As you've probably noticed, I haven't been updating my blog as much as I used to. It's not because I don't have any ideas. Far from it; I have a million ideas floating around in my head all the time! It's also not because I don't have enough time, because I could certainly make enough if I really wanted to.
The real reason why I don't blog as much as I used to is because I'm afraid.
I don't know if other creatives go through this, but blank pages intimidate me. They are so eager for me to do something with them that I tense up and want to do something else. And then I wonder why I don't get anything done!

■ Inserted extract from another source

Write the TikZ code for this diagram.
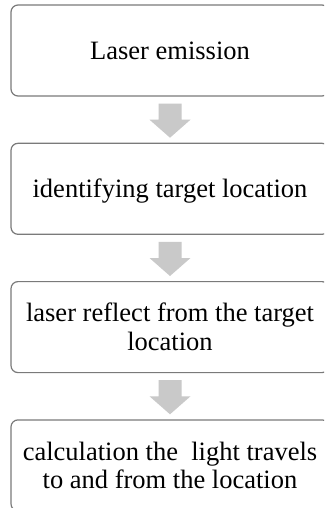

Why am I afraid? Two reasons:
1. I'm afraid I'm going to write something really bad. Yes, Anne Lamott gave us all permission to write shitty first drafts, but I'm afraid I'm going to write something so shitty that I can't fix it.
2. I'm afraid of the vulnerability of the process. Since I tend to write very personal things, writing requires a lot of vulnerability and openness on my part. You would think that because I am so candid on my blog, opening up is easy for me. It's not. In fact, it's scary! Many times I find myself writing something painful that I don't want to face.
Of course once I hit the publish button, all of my readers respond, "Wow, Travis, thank you so much for sharing this!" But it's still scary and painful.
So I'm turning this over to you, dear reader: Do you ever find yourself afraid to create? What helps you get through your fear?